Анализировать характер самого Дон Жуана в условиях байроновской поэмы невозможно, так как это лишь условная формула, масштаб для измерения сложнейших отношений действительности.
Пылкая любовная связь с Юлией, кораблекрушение, блестящие строфы, посвященные острову, где происходит встреча с дочерью пирата Гайде. Возвращение к любимому колориту Востока, совершенно по-новому звучащие перепевы из «Путешествия Чайльд Гарольда», рабство Дон Жуана, проданного в султанский гарем, наконец миролюбивое и проникнутое симпатией описание Турции, совсем не предвещающее необходимости для автора «Дон Жуана» выступить во главе полка сулиотов против турок.
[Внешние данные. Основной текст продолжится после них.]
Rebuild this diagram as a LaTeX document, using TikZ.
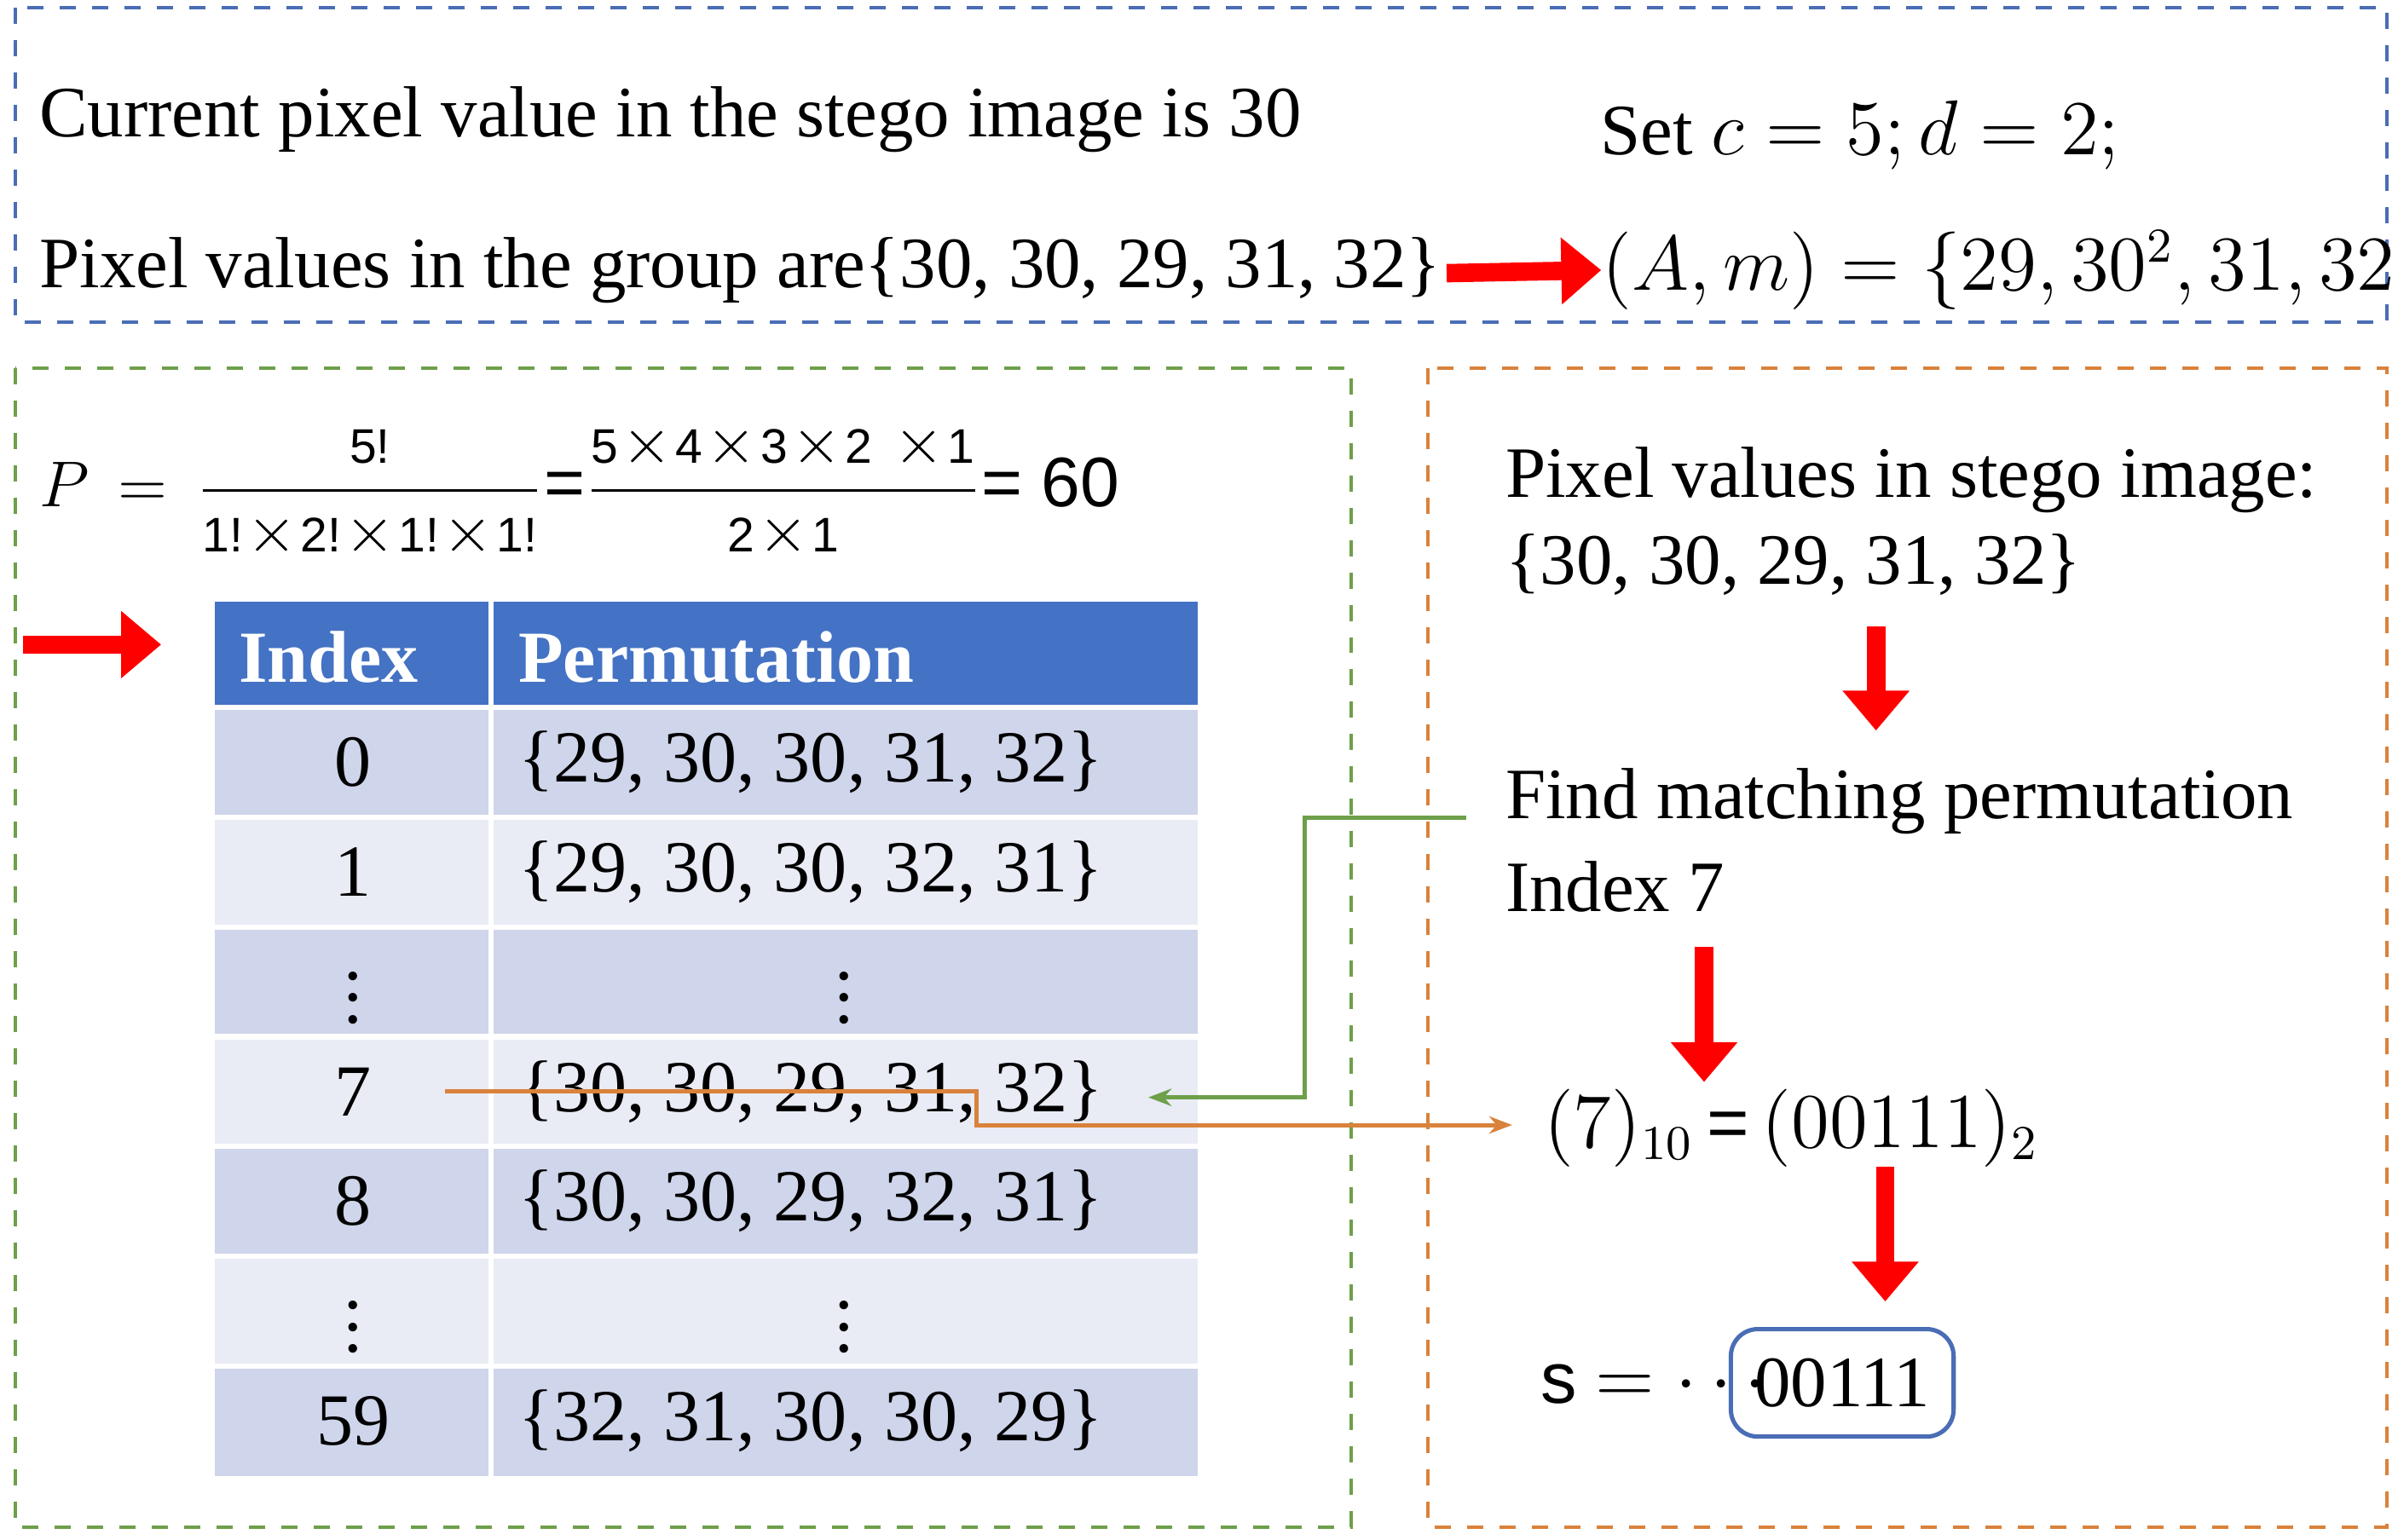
\documentclass[tikz,border=0pt]{standalone}
\usepackage{amsmath}
\usepackage{fontspec}
\setmainfont{Liberation Serif}
\setsansfont{Liberation Sans}
\usetikzlibrary{arrows.meta}
\definecolor{hdr}{HTML}{4472C4}
\definecolor{dk}{HTML}{CFD5EA}
\definecolor{lt}{HTML}{E9EBF5}
\definecolor{bbox}{HTML}{4A6DB5}
\definecolor{gbox}{HTML}{6E9F4A}
\definecolor{obox}{HTML}{D9823B}
\newcommand{\tm}{\!\times\!}
\begin{document}
\begin{tikzpicture}[x=0.01cm,y=-0.01cm,
  txt/.style={anchor=west,inner sep=0,font=\fontsize{13.4}{15}\selectfont},
  redarr/.style={red,line width=0.12cm,-{Triangle[length=0.26cm,width=0.42cm]}},
  cell/.style={draw=white,line width=1pt},
  ct/.style={inner sep=0,font=\fontsize{13.6}{15}\selectfont}]
\useasboundingbox (0,0) rectangle (1562,1003);
\draw[bbox,dashed,line width=0.6pt] (10,5) rectangle (1555,210);
\draw[gbox,dashed,line width=0.6pt] (10,240) rectangle (880,995);
\draw[obox,dashed,line width=0.6pt] (930,240) rectangle (1555,995);
\node[txt] (t1) at (25,78) {Current pixel value in the stego image is 30};
\node[txt] (t2) at (1042,88) {Set $c=5;d=2;$};
\node[txt] (t3) at (25,176) {Pixel values in the group are\{30, 30, 29, 31, 32\}};
\node[txt] (t4) at (1043,176) {$(A,m)=\{29,30^2,31,32\}$};
\draw[redarr] (t3.east) ++(3,2) -- (t4.west);
\node[txt,font=\fontsize{13}{15}\selectfont] (P) at (25,320) {$P\,=\,\dfrac{\textsf{\small 5!}}{\textsf{\small 1!}\tm\textsf{\small 2!}\tm\textsf{\small 1!}\tm\textsf{\small 1!}}\textsf{=}\dfrac{\textsf{\small 5}\tm\textsf{\small 4}\tm\textsf{\small 3}\tm\textsf{\small 2}\;\tm\textsf{\small 1}}{\textsf{\small 2}\tm\textsf{\small 1}}\textsf{= 60}$};
\coordinate (a0) at (15,420);
\coordinate (a1) at (105,420);
\draw[redarr] (a0) -- (a1);
% table
\fill[hdr] (140,392) rectangle (780,460);
\draw[white,line width=1pt] (320,392) -- (320,460);
\node[ct,anchor=west,text=white,font=\bfseries\fontsize{13.6}{15}\selectfont] (h1) at (155,428) {Index};
\node[ct,anchor=west,text=white,font=\bfseries\fontsize{13.6}{15}\selectfont] (h2) at (337,428) {Permutation};
\foreach \i/\c/\idx/\perm in {0/dk/0/{\{29, 30, 30, 31, 32\}},1/lt/1/{\{29, 30, 30, 32, 31\}},2/dk/$\vdots$/$\vdots$,3/lt/7/{\{30, 30, 29, 31, 32\}},4/dk/8/{\{30, 30, 29, 32, 31\}},5/lt/$\vdots$/$\vdots$,6/dk/59/{\{32, 31, 30, 30, 29\}}}{
  \pgfmathsetmacro{\ya}{461+71.5*\i}
  \pgfmathsetmacro{\yb}{461+71.5*(\i+1)}
  \pgfmathsetmacro{\ym}{461+71.5*(\i+0.5)}
  \fill[\c] (140,\ya) rectangle (780,\yb);
  \draw[cell] (140,\ya) -- (780,\ya) (320,\ya) -- (320,\yb);
  \node[ct] (i\i) at (230,\ym) {\idx};
  \ifnum\i=2 \node[ct] (p\i) at (550,\ym) {\perm};
  \else\ifnum\i=5 \node[ct] (p\i) at (550,\ym) {\perm};
  \else \node[ct,anchor=west] (p\i) at (337,\ym) {\perm};\fi\fi
}
% right side
\node[txt] (r1) at (980,313) {Pixel values in stego image:};
\node[txt] (r2) at (980,368) {\{30, 30, 29, 31, 32\}};
\coordinate (d1a) at (1222,408); \coordinate (d1b) at (1222,476);
\draw[redarr] (d1a) -- (d1b);
\node[txt] (r3) at (980,522) {Find matching permutation};
\node[txt] (r4) at (980,578) {Index 7};
\coordinate (d2a) at (1110,617); \coordinate (d2b) at (1110,705);
\draw[redarr] (d2a) -- (d2b);
\node[txt] (r5) at (1005,735) {$(7)_{10}\,\textsf{=}\,(00111)_2$};
\coordinate (d3a) at (1228,760); \coordinate (d3b) at (1228,848);
\draw[redarr] (d3a) -- (d3b);
\node[txt] (r6) at (1003,902) {\textsf{s} $=\cdots$};
\node[draw=bbox,rounded corners=5pt,line width=0.8pt,minimum width=1.45cm,minimum height=0.7cm,inner sep=1pt,font=\fontsize{13.4}{15}\selectfont] (box) at (1200,901) {00111};
% connectors
\coordinate (g0) at (955,533);
\coordinate (g1) at (748,715);
\draw[gbox,line width=0.8pt,-{Stealth[length=0.15cm]}] (g0) -- (850,533) -- (850,715) -- (g1);
\coordinate (o0) at (290,711);
\coordinate (o1) at (985,733);
\draw[obox,line width=0.8pt,-{Stealth[length=0.15cm]}] (o0) -- (636,711) -- (636,733) -- (o1);
\end{tikzpicture}
\end{document}
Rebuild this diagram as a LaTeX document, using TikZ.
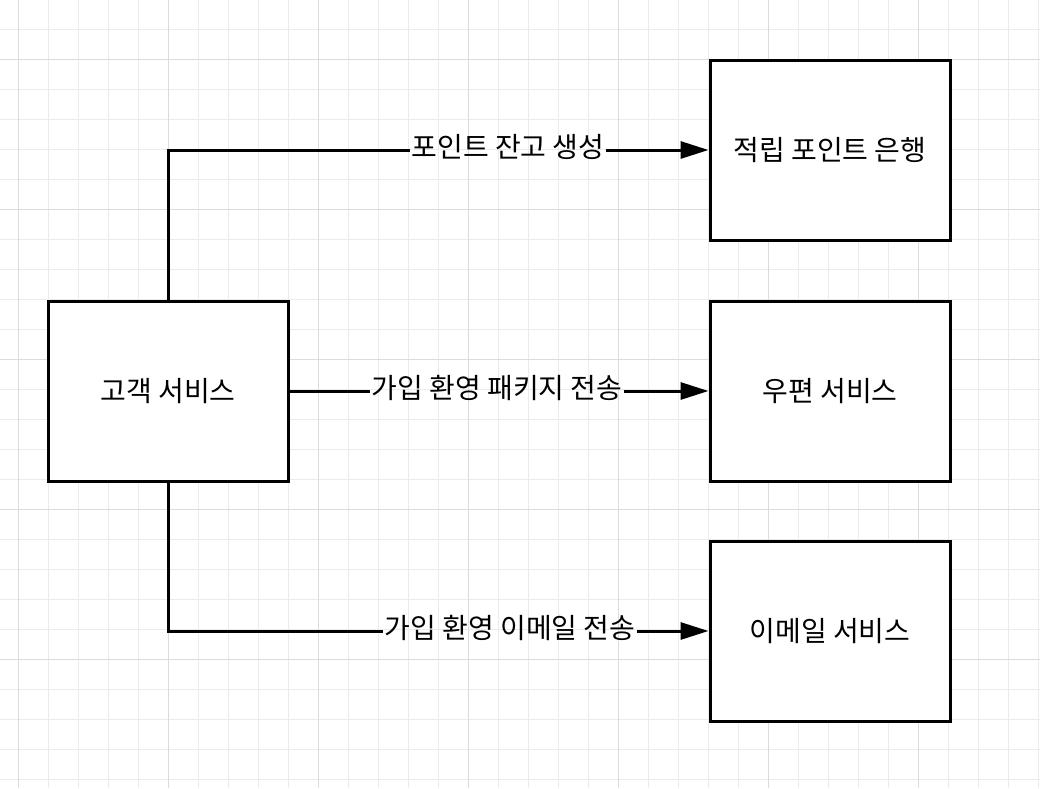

Седая комическая фигура Суворова, по приказанию которого Дон Жуан мчится в Петербург, блестящие строчки, посвященные варварской деспотии Восточной Европы, и наконец пребывание Дон Жуана в Англии, в обетованной стране колониального грабежа, узаконенного пиратства, в стране богатых олигархов, фальшивых браков, лицемерной добродетели, бесконечного ханжества, в стране, где одновременно существуют и богатейшие дворцы и разваленные хижины рабочих, — вот главнейшие этапы Дон Жуана.
То обстоятельство, что Байрон без всякой пощады снимал покровы с настоящих побуждений европейского реакционного «человечества», было главным поводом для обвинения Байрона в безнравственности, а собственная большая и выстраданная мораль Байрона, столь непохожая на мораль христианской награды за хорошее поведение и столь напоминающая гимны Руссо естественному человеческому характеру, была просто игнорирована современной Байрону европейской критикой.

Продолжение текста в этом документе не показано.